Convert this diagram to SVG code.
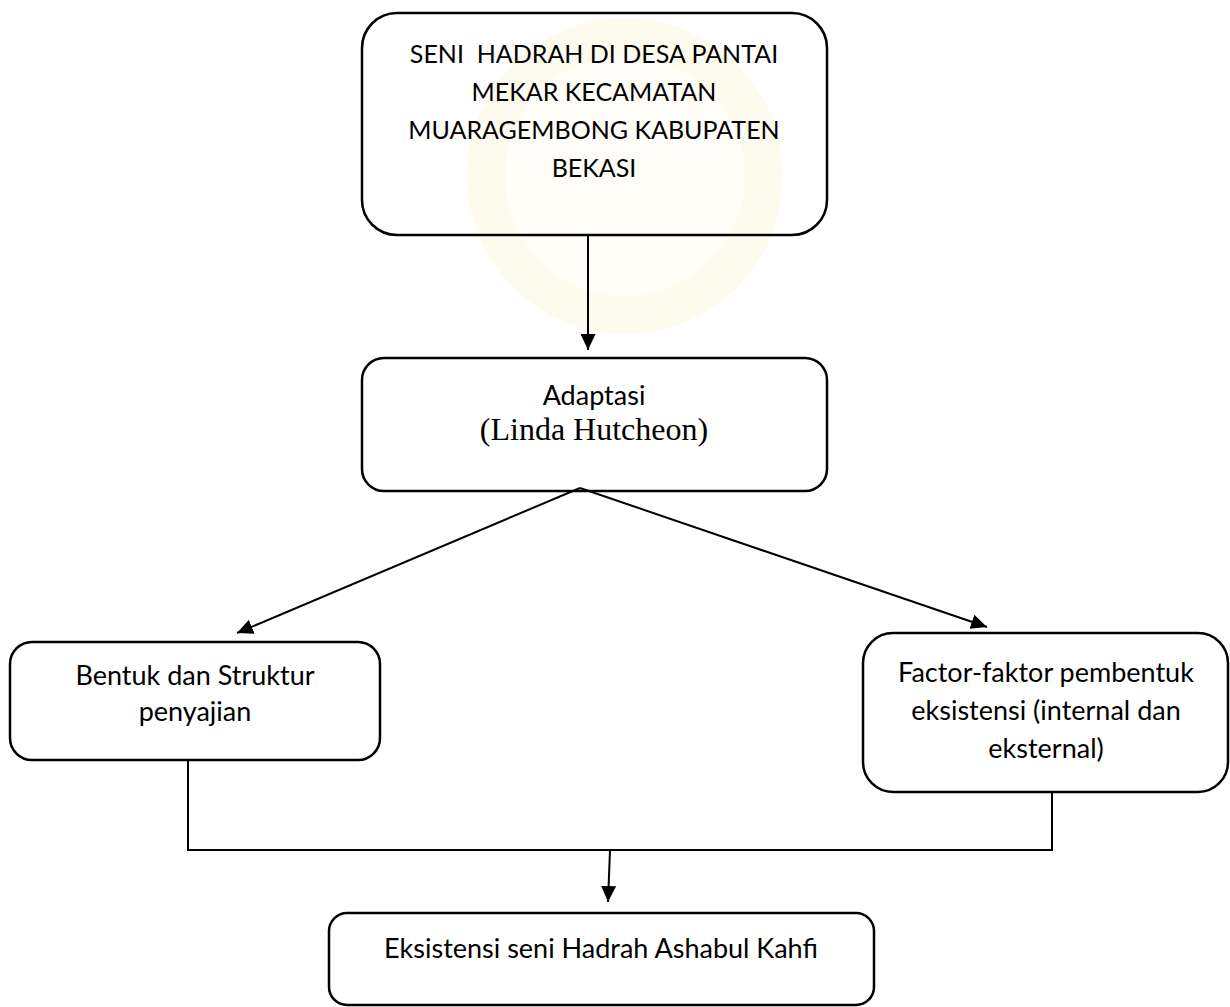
<svg xmlns="http://www.w3.org/2000/svg" width="1230" height="1007" viewBox="0 0 1230 1007">
  <style>
    .box { fill: none; stroke: #000; stroke-width: 2.5; }
    .conn { fill: none; stroke: #000; stroke-width: 2; }
    .t { font-family: Lato, "Open Sans", "Liberation Sans", sans-serif; font-size: 27px; fill: #000; text-anchor: middle; white-space: pre; }
    .tc { font-size: 25px; }
    .tr { font-family: "Liberation Serif", "Times New Roman", serif; font-size: 32px; fill: #000; text-anchor: middle; }
  </style>
  <defs>
    <marker id="arrow" markerUnits="userSpaceOnUse" markerWidth="17" markerHeight="15" refX="16" refY="7.5" orient="auto">
      <path d="M0,0 L16,7.5 L0,15 Z" fill="#000"/>
    </marker>
  </defs>
  <rect x="0" y="0" width="1230" height="1007" fill="#fff"/>
  <g id="watermark">
    <circle cx="625" cy="176" r="158" fill="#fdfaee"/>
    <circle cx="625" cy="176" r="120" fill="#fefdf7"/>
  </g>
  <g id="connectors">
    <line class="conn" x1="588" y1="235" x2="588" y2="350" marker-end="url(#arrow)"/>
    <line class="conn" x1="580" y1="488" x2="237" y2="633" marker-end="url(#arrow)"/>
    <line class="conn" x1="580" y1="488" x2="987" y2="627" marker-end="url(#arrow)"/>
    <polyline class="conn" points="188,760 188,850 1052,850 1052,792"/>
    <line class="conn" x1="610" y1="850" x2="608" y2="902" marker-end="url(#arrow)"/>
  </g>
  <g id="node-seni">
    <rect class="box" x="362" y="13" width="465" height="222" rx="35"/>
    <text class="t tc" x="594" y="63">SENI  HADRAH DI DESA PANTAI</text>
    <text class="t tc" x="594" y="101">MEKAR KECAMATAN</text>
    <text class="t tc" x="594" y="139">MUARAGEMBONG KABUPATEN</text>
    <text class="t tc" x="594" y="177">BEKASI</text>
  </g>
  <g id="node-adaptasi">
    <rect class="box" x="362" y="358" width="465" height="133" rx="22"/>
    <text class="t" x="594" y="405">Adaptasi</text>
    <text class="tr" x="594" y="440">(Linda Hutcheon)</text>
  </g>
  <g id="node-bentuk">
    <rect class="box" x="10" y="642" width="370" height="118" rx="22"/>
    <text class="t" x="195" y="685">Bentuk dan Struktur</text>
    <text class="t" x="195" y="721">penyajian</text>
  </g>
  <g id="node-factor">
    <rect class="box" x="863" y="633" width="365" height="159" rx="30"/>
    <text class="t" x="1046" y="682">Factor-faktor pembentuk</text>
    <text class="t" x="1046" y="720">eksistensi (internal dan</text>
    <text class="t" x="1046" y="758">eksternal)</text>
  </g>
  <g id="node-eksistensi">
    <rect class="box" x="329" y="913" width="545" height="92" rx="18"/>
    <text class="t" x="601" y="958">Eksistensi seni Hadrah Ashabul Kahfi</text>
  </g>
</svg>
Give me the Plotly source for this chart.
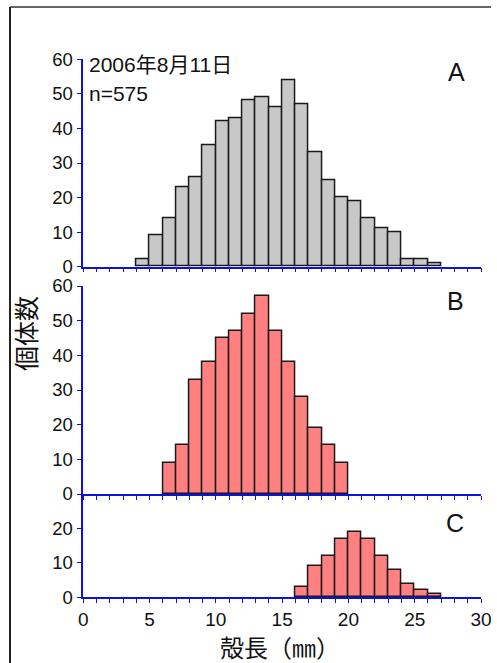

→ Work to do:
Collect every line from the records above that contains the word "this".

→ Expected answer:
Convert this diagram to SVG code.
Give me the Plotly source for this chart.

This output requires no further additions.